Seeing the world for the first time
The greatest joy of living with toddlers is seeing the world through their eyes for the first time. You relearn all the things about life you’d stopped even caring about.
Your hard exterior, built up over the years of being an adult—of having your heart broken, being disappointed over and over again, seeing all the pain in the world—starts to break away and you wonder when you became so cynical. Now, with this two year old by your side, you’re seeing the wonder in things you’ve never noticed before.
The first taste of ice cream. The first concert. The first time they truly understand that some people speak a different language to them. You can see, as clear as if they were slotting the final piece of the puzzle in place, the realisation dawn on their face and you wonder about the process it took to get them there. Then you try to imagine what it must be like to learn something, anything for the very first time.

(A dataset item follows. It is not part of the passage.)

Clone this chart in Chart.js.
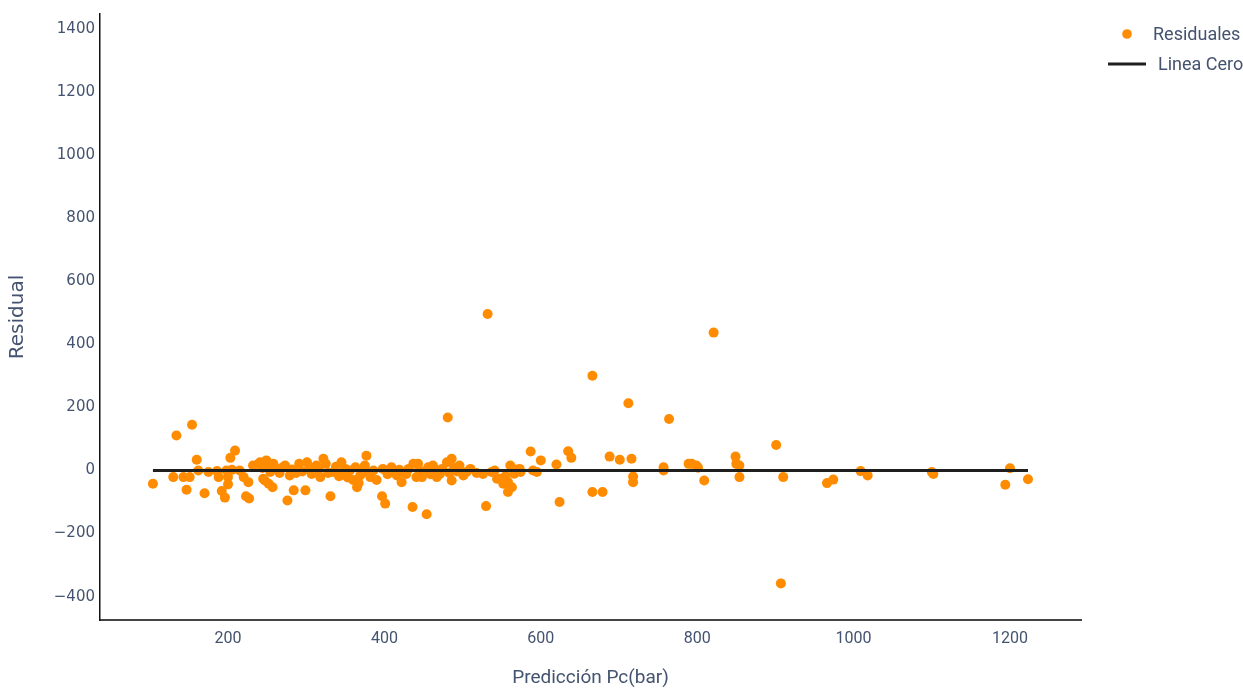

You see the delight over a rainbow. They shriek and jump up and down and wave their arms and you smile at how the smallest things can make them so happy, but then they look to you to see if you’re seeing what they’re seeing and suddenly you realise that rainbow isn’t a small thing at all—it’s actually the loveliest thing ever. How could you have forgotten that?
One day your child will tell you how planes in the sky are going very fast but they look slow from down on the ground because we are so far away and you’ll think, ‘Who taught you that?’ And the answer is: no one. He figured it out by himself, because kids are so much smarter than you give them credit for.
It’s rewards like this that make all the hard parts worth it. You will want to grab their dimpled little hand and set off on an endless adventure because life is simply sweeter when you’re experiencing it with a curious toddler.